MALANG, Tugumalang.id – Artikel berikut ini menyajikan informasi tentang Blanggur yang merupakan salah satu tradisi masyarakat di daerah Jawa Timur sebagai penanda waktu berbuka puasa sepanjang bulan Ramadan. Tradisi Blanggur sendiri sudah turun-temurun dan senantiasa dilakukan saat bulan Ramadan tiba.
Blanggur seperti meriam tradisional dibuat dari bambu sepanjang kurang lebih 1,5 meter dan memiliki garis tengah sekitar 15 cm. Rata-rata blanggur memiliki berat sekitar 8 ons dan mengelurkan bunyi ledakan ‘gluur’ karena di dalam-nya telah diisi obat peledak.
Konon, pemberian nama Blanggur berasal dari punyi blang saat bambu meledak usai dinyalakan dan gluur yang berasal dari bunyi ledakan. Dahulu blanggur dibunyikan secara bersama-sama di Alun-Alun Kota.
Masyarakat di Jawa Timur ketika bulan Ramadan tiba setidaknya menyiapkan 40 buah blanggur. Ada tiga buah blanggur yang dinyalakan saat malam pertama menjelang Ramadan. Kemudian 30 blanggur dinyalakan setiap sore menjelang waktu berbuka puasa dan tiga buah dinyalakan saat malam terakhir Ramadan.
Baca Juga: Mengenal Lebih Dekat Tradisi dan Syiar Ramadan di Masjid Ki Ageng Gribig Kota Malang
Sisa blanggur lainnya akan dinyalakan saat masyarakat selesai menunaikan ibadah salat Ied Idul Fitri.
Bunyi blanggur sendiri cukup keras, bisa didengar bunyi ledakannya hingga radius 300 meter. Biasanya setelah terdengar bunyi ledakan blanggur, masjid dan mushola akan segera mengumandangkan adzan Maghrib sebagai penanda waktu berbuka puasa telah tiba.
Diyakini tradisi menyalakan blanggur menjelang berbuka puasa sudah ada sejak zaman kolonial Belanda hingga era 1970-an.
Namun seiring dengan perkembangan zaman dan teknologi, perlahan tradisi menyalakan blanggur mulai terkikis di kalangan masyarakat di Jawa Timur. Perlahan penanda berbuka puasa tidak lagi menyalakan blanggur tetapi beralih ke siaran radio, televisi, dan juga bunyi beduk atau kentongan di masjid.

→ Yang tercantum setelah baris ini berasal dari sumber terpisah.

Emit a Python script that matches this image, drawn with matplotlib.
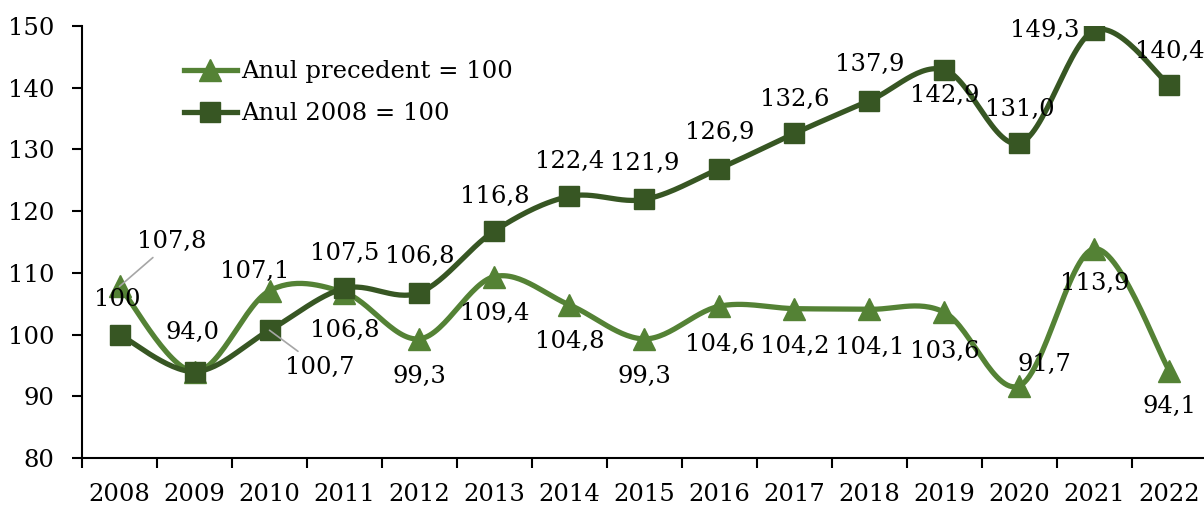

Menghilangnya blanggur tidak hanya karena perkembangan teknologi yang lebih modern sebagai penanda waktu berbuka puasa. Tetapi juga risiko dari blanggur itu sendiri, adanya imbauan dari pemuka agama dan pemerintah daerah karena dapat membahayakan keselamatan masyarakat.
Pasalnya jika blanggur yang terhempas ke udara tidak meledak, kemungkinan akan terjadi ledakan saat kembali terhempas di tanah dan berisiko mencederai masyarakat yang menyaksikan blanggur dinyalakan.
Baca Juga: Tradisi Megengan, Salah Satu Tradisi Masyarakat Menyambut Bulan Suci Ramadan, Ada Kue Apem!
Selain karena pertimbangan keselamatan, tradisi blanggur juga dinilai tidak murah. Hal ini mengakibatkan masyarakat mulai meninggalkan tradisi menyalakan blanggur sebagai penanda memasuki adzan Maghrib dan waktu berbuka puasa di bulan Ramadan.
Demikian informasi mengenai tentang tradisi Blanggur di kalangan masyarakat Jawa Timur sebagai penanda waktu berbuka puasa di bulan Ramadan yang kini tinggal kenangan. Semoga informasi ini bermanfaat!.